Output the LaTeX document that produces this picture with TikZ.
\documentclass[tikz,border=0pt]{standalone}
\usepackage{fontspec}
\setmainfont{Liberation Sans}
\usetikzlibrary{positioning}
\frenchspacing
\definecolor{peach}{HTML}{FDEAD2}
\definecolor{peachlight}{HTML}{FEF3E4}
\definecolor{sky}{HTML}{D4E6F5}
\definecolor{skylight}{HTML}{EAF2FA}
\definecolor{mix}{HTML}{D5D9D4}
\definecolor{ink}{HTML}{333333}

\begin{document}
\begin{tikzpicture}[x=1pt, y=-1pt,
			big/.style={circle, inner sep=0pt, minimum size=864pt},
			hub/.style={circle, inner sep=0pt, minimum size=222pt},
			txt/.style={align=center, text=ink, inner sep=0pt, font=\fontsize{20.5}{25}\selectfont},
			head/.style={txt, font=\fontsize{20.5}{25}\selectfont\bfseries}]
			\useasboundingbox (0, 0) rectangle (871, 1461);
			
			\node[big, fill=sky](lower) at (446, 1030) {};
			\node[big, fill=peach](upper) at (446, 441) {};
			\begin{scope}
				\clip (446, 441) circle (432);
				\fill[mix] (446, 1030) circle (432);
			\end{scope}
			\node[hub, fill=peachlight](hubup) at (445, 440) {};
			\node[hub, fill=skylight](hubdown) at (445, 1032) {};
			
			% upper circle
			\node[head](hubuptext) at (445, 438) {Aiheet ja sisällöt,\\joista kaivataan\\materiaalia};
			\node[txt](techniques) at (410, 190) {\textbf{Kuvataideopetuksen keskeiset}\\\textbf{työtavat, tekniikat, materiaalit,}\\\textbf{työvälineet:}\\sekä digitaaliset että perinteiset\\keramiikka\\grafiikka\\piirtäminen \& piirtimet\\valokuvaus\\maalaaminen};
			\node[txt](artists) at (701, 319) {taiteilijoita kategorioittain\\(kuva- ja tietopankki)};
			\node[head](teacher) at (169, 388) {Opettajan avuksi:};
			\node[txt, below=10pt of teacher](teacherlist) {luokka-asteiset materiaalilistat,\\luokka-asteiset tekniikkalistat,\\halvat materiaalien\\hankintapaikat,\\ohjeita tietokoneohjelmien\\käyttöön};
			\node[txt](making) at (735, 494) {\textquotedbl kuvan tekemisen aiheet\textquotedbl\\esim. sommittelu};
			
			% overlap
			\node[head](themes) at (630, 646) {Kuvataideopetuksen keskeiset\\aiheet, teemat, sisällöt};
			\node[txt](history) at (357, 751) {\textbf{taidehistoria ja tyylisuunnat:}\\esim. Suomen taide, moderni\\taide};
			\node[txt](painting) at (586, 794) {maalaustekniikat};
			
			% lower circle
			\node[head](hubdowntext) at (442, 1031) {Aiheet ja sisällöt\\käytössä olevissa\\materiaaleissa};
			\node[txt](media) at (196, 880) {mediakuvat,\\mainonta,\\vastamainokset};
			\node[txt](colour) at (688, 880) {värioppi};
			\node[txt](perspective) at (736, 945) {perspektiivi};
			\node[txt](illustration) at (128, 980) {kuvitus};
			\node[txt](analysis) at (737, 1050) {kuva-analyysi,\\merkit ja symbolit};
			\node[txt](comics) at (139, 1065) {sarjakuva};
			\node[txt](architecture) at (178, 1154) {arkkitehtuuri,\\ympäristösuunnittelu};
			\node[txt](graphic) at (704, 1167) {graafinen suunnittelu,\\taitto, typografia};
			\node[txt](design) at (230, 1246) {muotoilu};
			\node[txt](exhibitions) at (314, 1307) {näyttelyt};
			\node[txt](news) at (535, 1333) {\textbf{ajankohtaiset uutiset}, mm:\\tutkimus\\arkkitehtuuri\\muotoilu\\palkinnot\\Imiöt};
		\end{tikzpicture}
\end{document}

- - - - -

■ Directions for this task: Make an exact copy of the listing, including every line.

■ Written answer:
Output the LaTeX document that produces this picture with TikZ.
\documentclass[tikz,border=0pt]{standalone}
\usepackage{fontspec}
\setmainfont{Liberation Sans}
\usetikzlibrary{positioning}
\frenchspacing
\definecolor{peach}{HTML}{FDEAD2}
\definecolor{peachlight}{HTML}{FEF3E4}
\definecolor{sky}{HTML}{D4E6F5}
\definecolor{skylight}{HTML}{EAF2FA}
\definecolor{mix}{HTML}{D5D9D4}
\definecolor{ink}{HTML}{333333}

\begin{document}
\begin{tikzpicture}[x=1pt, y=-1pt,
			big/.style={circle, inner sep=0pt, minimum size=864pt},
			hub/.style={circle, inner sep=0pt, minimum size=222pt},
			txt/.style={align=center, text=ink, inner sep=0pt, font=\fontsize{20.5}{25}\selectfont},
			head/.style={txt, font=\fontsize{20.5}{25}\selectfont\bfseries}]
			\useasboundingbox (0, 0) rectangle (871, 1461);
			
			\node[big, fill=sky](lower) at (446, 1030) {};
			\node[big, fill=peach](upper) at (446, 441) {};
			\begin{scope}
				\clip (446, 441) circle (432);
				\fill[mix] (446, 1030) circle (432);
			\end{scope}
			\node[hub, fill=peachlight](hubup) at (445, 440) {};
			\node[hub, fill=skylight](hubdown) at (445, 1032) {};
			
			% upper circle
			\node[head](hubuptext) at (445, 438) {Aiheet ja sisällöt,\\joista kaivataan\\materiaalia};
			\node[txt](techniques) at (410, 190) {\textbf{Kuvataideopetuksen keskeiset}\\\textbf{työtavat, tekniikat, materiaalit,}\\\textbf{työvälineet:}\\sekä digitaaliset että perinteiset\\keramiikka\\grafiikka\\piirtäminen \& piirtimet\\valokuvaus\\maalaaminen};
			\node[txt](artists) at (701, 319) {taiteilijoita kategorioittain\\(kuva- ja tietopankki)};
			\node[head](teacher) at (169, 388) {Opettajan avuksi:};
			\node[txt, below=10pt of teacher](teacherlist) {luokka-asteiset materiaalilistat,\\luokka-asteiset tekniikkalistat,\\halvat materiaalien\\hankintapaikat,\\ohjeita tietokoneohjelmien\\käyttöön};
			\node[txt](making) at (735, 494) {\textquotedbl kuvan tekemisen aiheet\textquotedbl\\esim. sommittelu};
			
			% overlap
			\node[head](themes) at (630, 646) {Kuvataideopetuksen keskeiset\\aiheet, teemat, sisällöt};
			\node[txt](history) at (357, 751) {\textbf{taidehistoria ja tyylisuunnat:}\\esim. Suomen taide, moderni\\taide};
			\node[txt](painting) at (586, 794) {maalaustekniikat};
			
			% lower circle
			\node[head](hubdowntext) at (442, 1031) {Aiheet ja sisällöt\\käytössä olevissa\\materiaaleissa};
			\node[txt](media) at (196, 880) {mediakuvat,\\mainonta,\\vastamainokset};
			\node[txt](colour) at (688, 880) {värioppi};
			\node[txt](perspective) at (736, 945) {perspektiivi};
			\node[txt](illustration) at (128, 980) {kuvitus};
			\node[txt](analysis) at (737, 1050) {kuva-analyysi,\\merkit ja symbolit};
			\node[txt](comics) at (139, 1065) {sarjakuva};
			\node[txt](architecture) at (178, 1154) {arkkitehtuuri,\\ympäristösuunnittelu};
			\node[txt](graphic) at (704, 1167) {graafinen suunnittelu,\\taitto, typografia};
			\node[txt](design) at (230, 1246) {muotoilu};
			\node[txt](exhibitions) at (314, 1307) {näyttelyt};
			\node[txt](news) at (535, 1333) {\textbf{ajankohtaiset uutiset}, mm:\\tutkimus\\arkkitehtuuri\\muotoilu\\palkinnot\\Imiöt};
		\end{tikzpicture}
\end{document}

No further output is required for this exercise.